Pourquoi de hauts responsables politiques français auraient-ils tenté d’entraver l’enquête ?
L’ordonnance de la juge renvoie avec insistance la question du commanditaire du bombardement, toujours inconnu onze ans après le drame. Pour Sabine Kheris « Il résulte de tous les éléments énoncés qu’il n’existe pas d’éléments permettant de mettre en cause les hautes autorités de l’État dans l’assassinat des militaires français et américains du camp Descartes ».

Pour Me Jean Balan, impliqué dans le dossier depuis 2004, le doute n’est plus possible : « Le bombardement de Bouaké est une tentative de coup d’État manquée. En France, une petite clique a voulu se débarrasser de Gbagbo en faisant croire qu’il avait attaqué l’armée française. » 
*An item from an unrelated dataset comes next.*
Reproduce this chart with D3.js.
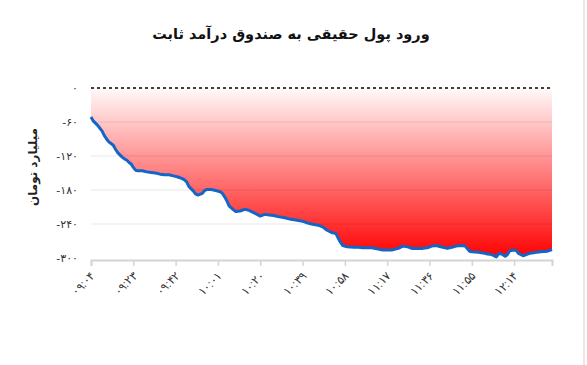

Ce Faisant, Paris chercherait à se détourner voire à cacher sa responsabilité inavouable dans la mort des neuf soldats. Il finit par affirmer que « Ce qui était hier une hypothèse est aujourd’hui corroboré par les faits ».

Serait-ce une pure théorie du complot pour « ne pas lever le voile sur certains réseaux de trafics d’armes en Afrique » ?
Un proche du dossier conteste cette conclusion « active », indiquant à Mediapart, sous couvert d’anonymat, que le bombardement est intervenu à un moment où « Bongo [président du Gabon] et Sassou N’Guesso [président du Congo] demandent à Chirac d’être plus conciliant avec Gbagbo ». 

Selon ces affirmations, les manquements dans l’audition des mercenaires résulteraient d’un geste délibéré et murement réfléchi pour ne pas « lever le voile sur certains réseaux de trafics d’armes en Afrique. »

Toujours est-il que l’ordonnance de la juge Sabine Kheris est aujourd’hui sur le bureau du procureur de Paris. Ce dernier est en charge de décider de saisir ou non la commission des requêtes de la CJR.

Parallèlement à la demande de renvoi des trois ex-ministres devant la cour par la juge d’instruction, se retournement de situation laisse entrevoir un possible renvoi des pilotes biélorusses devant une cour d’assises. Ces derniers sont en liberté, onze ans après les faits.